Dataset records
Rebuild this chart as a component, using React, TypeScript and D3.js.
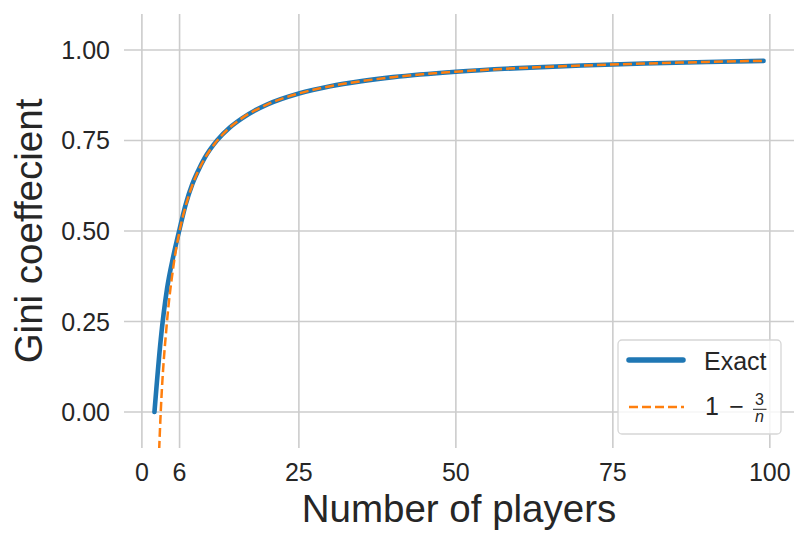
import React from "react";
import * as d3 from "d3";

const nValues = [2, 3, 4, 5, 6, 7, 8, 9, 10, 12, 14, 16, 18, 20, 25, 30, 35, 40, 50, 60, 70, 80, 90, 99];
const exactValues = [0, 0.2, 0.34, 0.43, 0.505, 0.575, 0.628, 0.668, 0.702, 0.751, 0.786, 0.812, 0.833, 0.85, 0.88, 0.9, 0.914, 0.925, 0.94, 0.95, 0.957, 0.9625, 0.967, 0.97];
const approxValues = [-0.5, 0, 0.25, 0.4, 0.5, 0.571, 0.625, 0.667, 0.7, 0.75, 0.786, 0.8125, 0.833, 0.85, 0.88, 0.9, 0.914, 0.925, 0.94, 0.95, 0.957, 0.9625, 0.967, 0.97];
const xTicks = [0, 6, 25, 50, 75, 100];
const yTicks = [0, 0.25, 0.5, 0.75, 1.0];

const W = 808;
const H = 545;
const left = 124;
const right = 794;
const top = 14;
const bottom = 448;
const FONT = "'Liberation Sans', Arial, 'DejaVu Sans', sans-serif";
const TEXT = "#262626";
const GRID = "#cccccc";
const BLUE = "#1f77b4";
const ORANGE = "#ff7f0e";

export default function App() {
  React.useEffect(() => {
    document.body.style.margin = "0";
  }, []);
  const x = d3.scaleLinear().domain([-2.85, 103.85]).range([left, right]);
  const y = d3.scaleLinear().domain([-0.0994, 1.0994]).range([bottom, top]);
  const exactPts: [number, number][] = nValues.map((n, i) => [n, exactValues[i]]);
  const approxPts: [number, number][] = nValues.map((n, i) => [n, approxValues[i]]);
  const line = d3
    .line<[number, number]>()
    .x((d) => x(d[0]))
    .y((d) => y(d[1]))
    .curve(d3.curveMonotoneX);

  return (
    <svg width={W} height={H} style={{ position: "absolute", left: 0, top: 0, background: "#fff" }} fontFamily={FONT}>
      <defs>
        <clipPath id="plotclip">
          <rect x={left} y={top} width={right - left} height={bottom - top} />
        </clipPath>
      </defs>
      <rect x={0} y={0} width={W} height={H} fill="#fff" />
      {/* grid */}
      {xTicks.map((t) => (
        <line key={"gx" + t} x1={x(t)} x2={x(t)} y1={top} y2={bottom} stroke={GRID} strokeWidth={1.6} />
      ))}
      {yTicks.map((t) => (
        <line key={"gy" + t} x1={left} x2={right} y1={y(t)} y2={y(t)} stroke={GRID} strokeWidth={1.6} />
      ))}
      {/* lines */}
      <g clipPath="url(#plotclip)">
        <path d={line(exactPts) || ""} fill="none" stroke={BLUE} strokeWidth={4.6} strokeLinecap="round" strokeLinejoin="round" />
        <path d={line(approxPts) || ""} fill="none" stroke={ORANGE} strokeWidth={2.5} strokeDasharray="9,4" />
      </g>
      {/* tick labels */}
      {xTicks.map((t) => (
        <text key={"tx" + t} x={x(t)} y={481} textAnchor="middle" fontSize={25} fill={TEXT}>
          {t}
        </text>
      ))}
      {yTicks.map((t) => (
        <text key={"ty" + t} x={110} y={y(t) + 9} textAnchor="end" fontSize={25} fill={TEXT}>
          {d3.format(".2f")(t)}
        </text>
      ))}
      {/* axis labels */}
      <text x={(left + right) / 2} y={522} textAnchor="middle" fontSize={38.5} fill={TEXT}>
        Number of players
      </text>
      <text
        transform={`translate(42, ${(top + bottom) / 2}) rotate(-90)`}
        textAnchor="middle"
        fontSize={38.5}
        fill={TEXT}
      >
        Gini coeffecient
      </text>
      {/* legend */}
      <g>
        <rect x={618} y={340} width={163} height={94} rx={4} fill="#fff" fillOpacity={0.8} stroke="#d6d6d6" strokeWidth={1.3} />
        <line x1={629} x2={683} y1={360} y2={360} stroke={BLUE} strokeWidth={5.5} strokeLinecap="round" />
        <text x={704} y={370} fontSize={25} fill={TEXT}>
          Exact
        </text>
        <line x1={629} x2={684} y1={407} y2={407} stroke={ORANGE} strokeWidth={2.5} strokeDasharray="9,4" />
        <text x={705} y={415} fontSize={25} fill={TEXT}>
          1
        </text>
        <text x={736.5} y={415} fontSize={25} fill={TEXT} textAnchor="middle">
          −
        </text>
        <text x={759.5} y={405} fontSize={16} fill={TEXT} textAnchor="middle">
          3
        </text>
        <line x1={753} x2={766.5} y1={409.3} y2={409.3} stroke={TEXT} strokeWidth={1} />
        <text x={759.5} y={422} fontSize={16} fill={TEXT} textAnchor="middle" fontStyle="italic">
          n
        </text>
      </g>
    </svg>
  );
}
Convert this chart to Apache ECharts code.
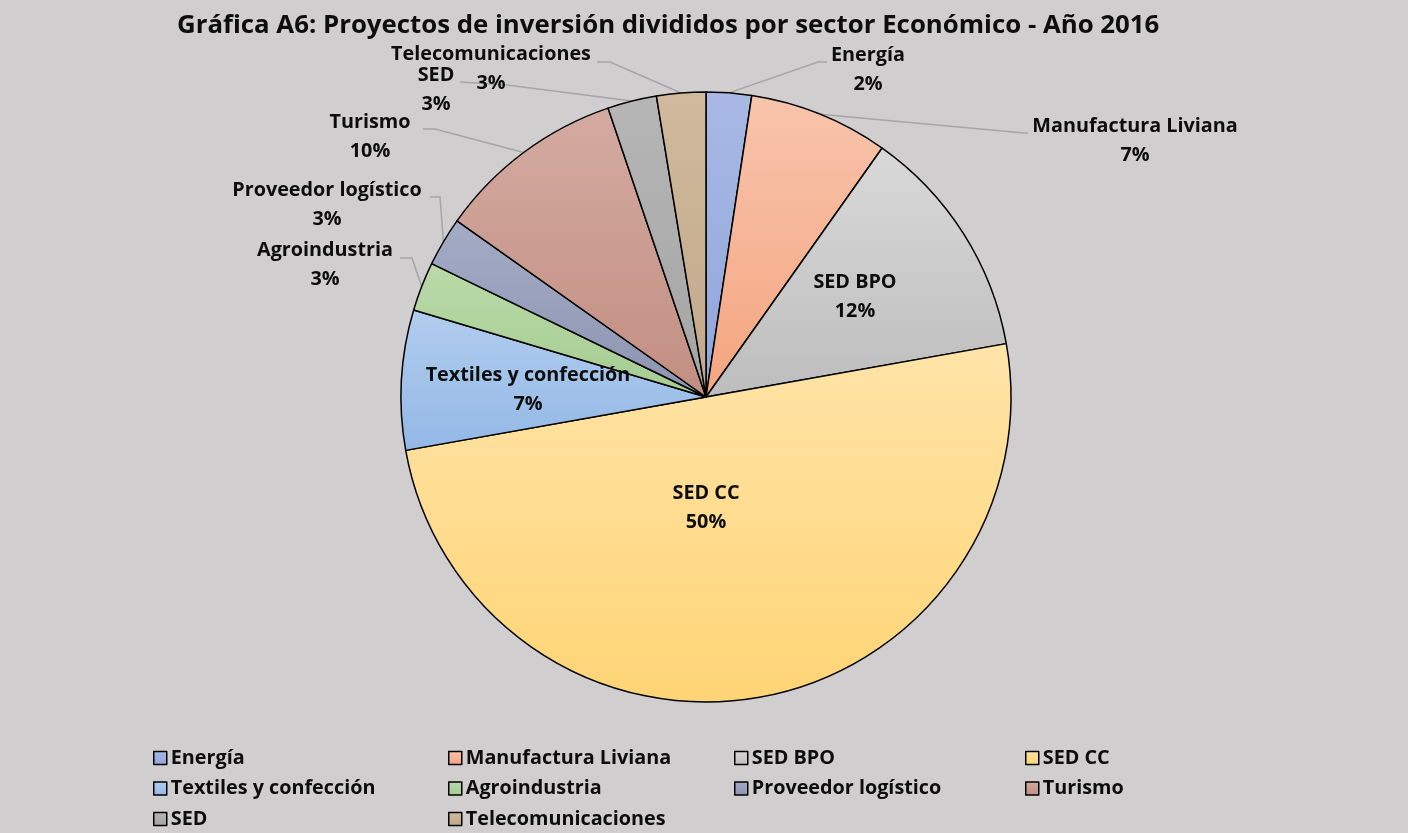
<!DOCTYPE html>
<html><head><meta charset="utf-8">
<script src="https://cdn.jsdelivr.net/npm/echarts@6/dist/echarts.min.js"></script>
<style>html,body{margin:0;padding:0;background:#d0cece}#c{width:1408px;height:833px}</style>
</head><body><div id="c"></div>
<script>
// ---- data ----
const categories = ['Energía','Manufactura Liviana','SED BPO','SED CC','Textiles y confección','Agroindustria','Proveedor logístico','Turismo','SED','Telecomunicaciones'];
const values = [2.4, 7.4, 12.4, 50.0, 7.4, 2.6, 2.6, 10.0, 2.6, 2.6];
const titleText = 'Gráfica A6: Proyectos de inversión divididos por sector Económico - Año 2016';

// ---- styles ----
const colorsTop =    ['#a9b9e4','#f8c4ac','#d9d9d9','#ffe4a8','#b1cdee','#badaa9','#a4abc5','#d4aba1','#b6b6b6','#d0b99d'];
const colorsBottom = ['#8fa5db','#f4a57f','#bdbdbd','#ffd475','#93b8e6','#a4cc91','#8d94b1','#c28e82','#a4a4a4','#c2a889'];
const labelCenters = [[868,70],[1135,141],[855,297],[706,508],[528,390],[325,265],[327,205],[370,137],[436,90],[491,69]];
const insideIdx = [2,3,4];
const lineBends = {0:[[818,62],[827,62]],1:[[1024,133],[1028,133]],5:[[412,258],[400,258]],6:[[440,197],[430,197]],7:[[435,129],[423,129]],8:[[507,85],[460,82]],9:[[610,62],[597,62]]};
const legendCols = [
  {left:153, items:[0,4,8]},
  {left:448, items:[1,5,9]},
  {left:734, items:[2,6]},
  {left:1025, items:[3,7]}
];

const chart = echarts.init(document.getElementById('c'), null, {renderer:'canvas'});
const FONT = 'Open Sans';

const data = categories.map((n,i)=>({
  name:n, value:values[i],
  itemStyle:{color:new echarts.graphic.LinearGradient(0,0,0,1,[{offset:0,color:colorsTop[i]},{offset:1,color:colorsBottom[i]}])},
  label:{position: insideIdx.includes(i)?'inside':'outside'},
  labelLine:{show: !insideIdx.includes(i)}
}));

chart.setOption({
  backgroundColor:'#d0cece',
  animation:false,
  title:{text:titleText,left:172,top:8,textStyle:{fontFamily:FONT,fontWeight:'bold',fontSize:25.8,color:'#0d0d0d'}},
  legend: legendCols.map(c=>({
    orient:'vertical', left:c.left, top:748, height:90, padding:0,
    data:c.items.map(i=>categories[i]),
    icon:'rect', itemWidth:13, itemHeight:13, itemGap:10.5,
    itemStyle:{borderColor:'#000',borderWidth:1.5},
    textStyle:{fontFamily:FONT,fontWeight:'bold',fontSize:19.8,color:'#0d0d0d',lineHeight:20,padding:[0,0,0,-1]},
    selectedMode:false
  })),
  series:[{
    type:'pie',
    center:[706,397], radius:305,
    startAngle:90, clockwise:true,
    data:data,
    itemStyle:{borderColor:'#000',borderWidth:1.5},
    label:{
      fontFamily:FONT,fontWeight:'bold',fontSize:19.8,color:'#0d0d0d',lineHeight:29,
      formatter:p=>p.name+'\n'+Math.round(p.percent)+'%'
    },
    labelLine:{lineStyle:{color:'#a6a6a6',width:1.5},length:10,length2:10},
    labelLayout:function(params){
      const i=params.dataIndex;
      const c=labelCenters[i];
      const r={x:c[0],y:c[1],align:'center',verticalAlign:'middle'};
      if(lineBends[i] && params.labelLinePoints){
        r.labelLinePoints=[params.labelLinePoints[0],lineBends[i][0],lineBends[i][1]];
      }
      return r;
    },
    emphasis:{disabled:true}
  }]
});
</script></body></html>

Exercise task
Copy nothing but the lines from the top of the data down to the line containing "import * as", and leave the pictures out.

Full solution
Rebuild this chart as a component, using React, TypeScript and D3.js.
import React from "react";
import * as d3 from "d3";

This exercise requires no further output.